**SOURCE EXCERPT**.
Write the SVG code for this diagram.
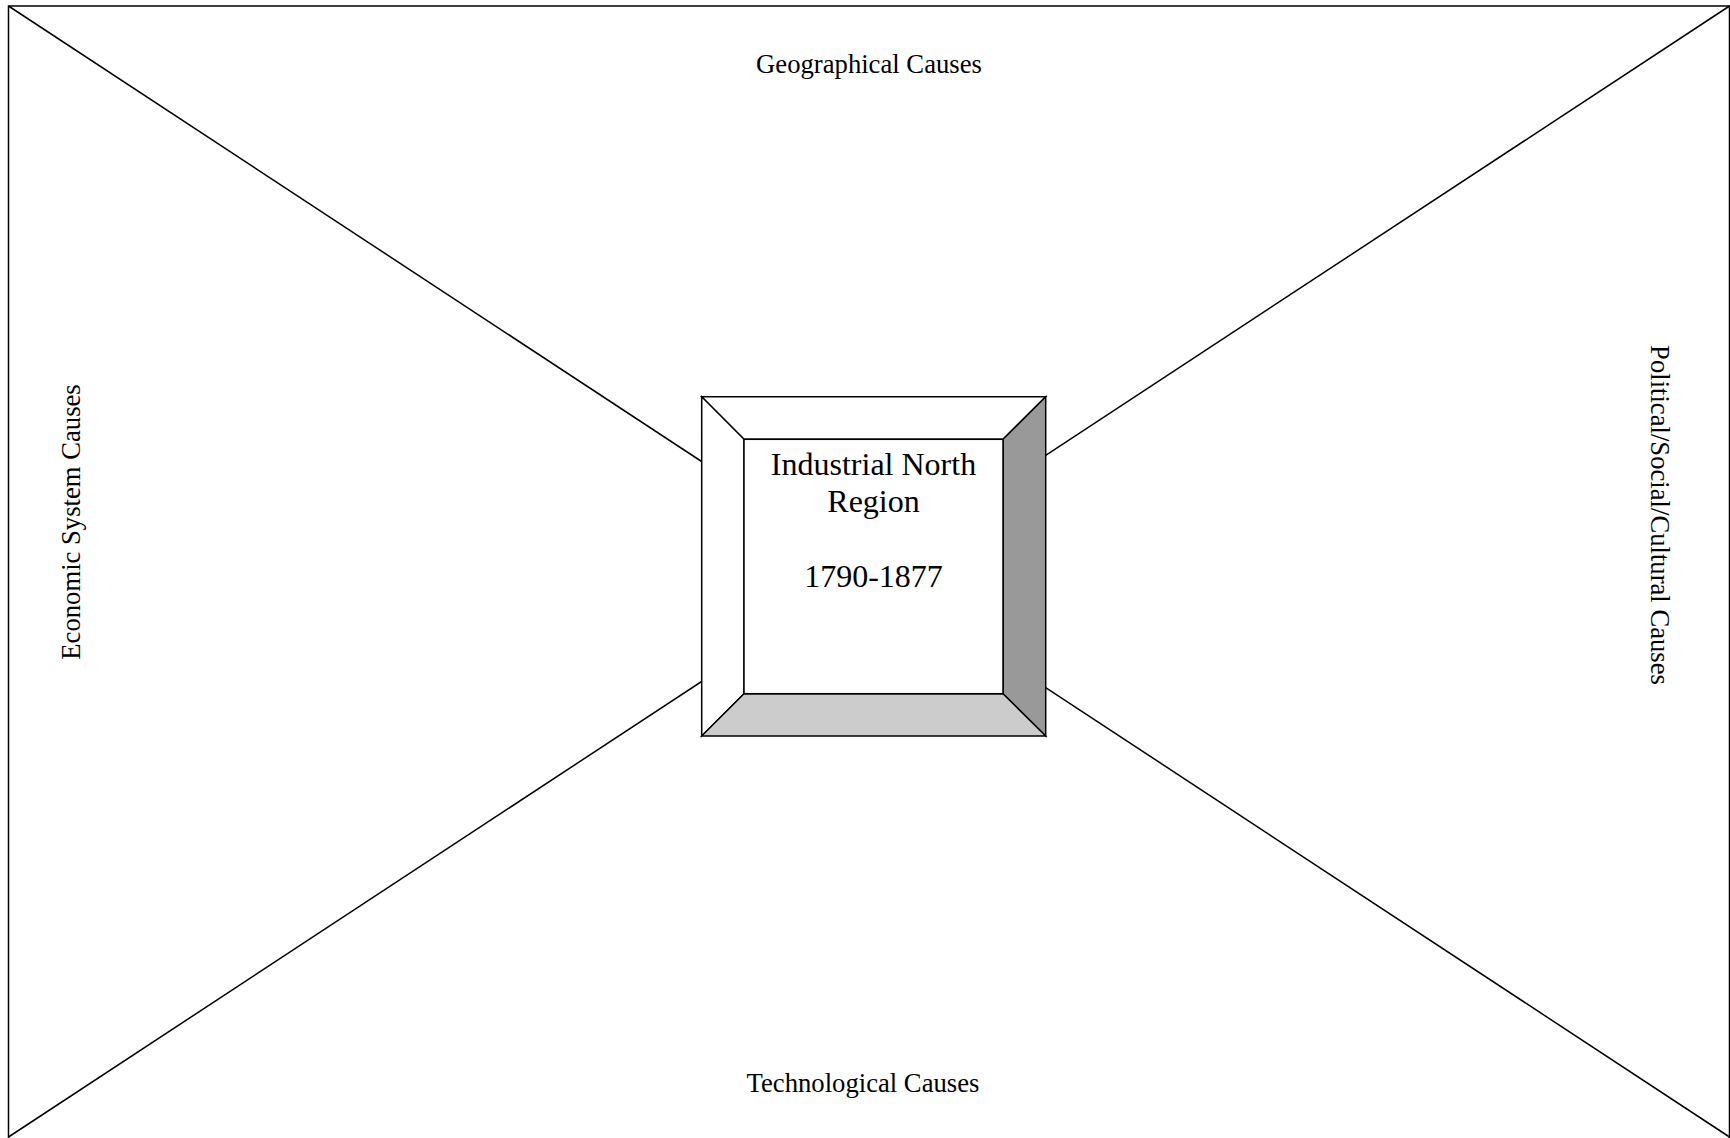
<svg xmlns="http://www.w3.org/2000/svg" width="1730" height="1138" viewBox="0 0 1730 1138">
<style>
.ln{stroke:#000;stroke-width:1.5;fill:none}
.bv{stroke:#000;stroke-width:1.5;stroke-linejoin:miter}
.t{font-family:"Liberation Serif","Times New Roman",serif;fill:#000;text-anchor:middle}
.lbl{font-size:26.67px}
.ctr{font-size:32px}
</style>
<rect width="1730" height="1138" fill="#fff"/>
<g id="frame">
<rect class="ln" x="8.5" y="6" width="1721" height="1140"/>
</g>
<g id="connectors">
<line class="ln" x1="8.5" y1="6" x2="1729.5" y2="1137"/>
<line class="ln" x1="1729.5" y1="6" x2="8.5" y2="1137"/>
</g>
<g id="center-node">
<polygon class="bv" fill="#fff" points="701.7,396.7 1045.7,396.7 1003,439.3 744,439.3"/>
<polygon class="bv" fill="#fff" points="701.7,396.7 744,439.3 744,693.7 701.7,736"/>
<polygon class="bv" fill="#999999" points="1045.7,396.7 1045.7,736 1003,693.7 1003,439.3"/>
<polygon class="bv" fill="#cccccc" points="701.7,736 744,693.7 1003,693.7 1045.7,736"/>
<rect class="bv" fill="#fff" x="744" y="439.3" width="259" height="254.4"/>
<text class="t ctr" x="873.5" y="475">Industrial North</text>
<text class="t ctr" x="873.5" y="512">Region</text>
<text class="t ctr" x="873.5" y="586.5">1790-1877</text>
</g>
<g id="geo">
<text class="t lbl" x="869" y="72.5">Geographical Causes</text>
</g>
<g id="tech">
<text class="t lbl" x="863" y="1092">Technological Causes</text>
</g>
<g id="econ">
<text class="t lbl" transform="translate(80,522) rotate(-90)">Economic System Causes</text>
</g>
<g id="pol">
<text class="t lbl" transform="translate(1651,515) rotate(90)">Political/Social/Cultural Causes</text>
</g>
</svg>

**WRITTEN PROBLEM**.
Repeat the lines above exactly, and keep every picture out.

**TASK SOLUTION**.
Write the SVG code for this diagram.
<svg xmlns="http://www.w3.org/2000/svg" width="1730" height="1138" viewBox="0 0 1730 1138">
<style>
.ln{stroke:#000;stroke-width:1.5;fill:none}
.bv{stroke:#000;stroke-width:1.5;stroke-linejoin:miter}
.t{font-family:"Liberation Serif","Times New Roman",serif;fill:#000;text-anchor:middle}
.lbl{font-size:26.67px}
.ctr{font-size:32px}
</style>
<rect width="1730" height="1138" fill="#fff"/>
<g id="frame">
<rect class="ln" x="8.5" y="6" width="1721" height="1140"/>
</g>
<g id="connectors">
<line class="ln" x1="8.5" y1="6" x2="1729.5" y2="1137"/>
<line class="ln" x1="1729.5" y1="6" x2="8.5" y2="1137"/>
</g>
<g id="center-node">
<polygon class="bv" fill="#fff" points="701.7,396.7 1045.7,396.7 1003,439.3 744,439.3"/>
<polygon class="bv" fill="#fff" points="701.7,396.7 744,439.3 744,693.7 701.7,736"/>
<polygon class="bv" fill="#999999" points="1045.7,396.7 1045.7,736 1003,693.7 1003,439.3"/>
<polygon class="bv" fill="#cccccc" points="701.7,736 744,693.7 1003,693.7 1045.7,736"/>
<rect class="bv" fill="#fff" x="744" y="439.3" width="259" height="254.4"/>
<text class="t ctr" x="873.5" y="475">Industrial North</text>
<text class="t ctr" x="873.5" y="512">Region</text>
<text class="t ctr" x="873.5" y="586.5">1790-1877</text>
</g>
<g id="geo">
<text class="t lbl" x="869" y="72.5">Geographical Causes</text>
</g>
<g id="tech">
<text class="t lbl" x="863" y="1092">Technological Causes</text>
</g>
<g id="econ">
<text class="t lbl" transform="translate(80,522) rotate(-90)">Economic System Causes</text>
</g>
<g id="pol">
<text class="t lbl" transform="translate(1651,515) rotate(90)">Political/Social/Cultural Causes</text>
</g>
</svg>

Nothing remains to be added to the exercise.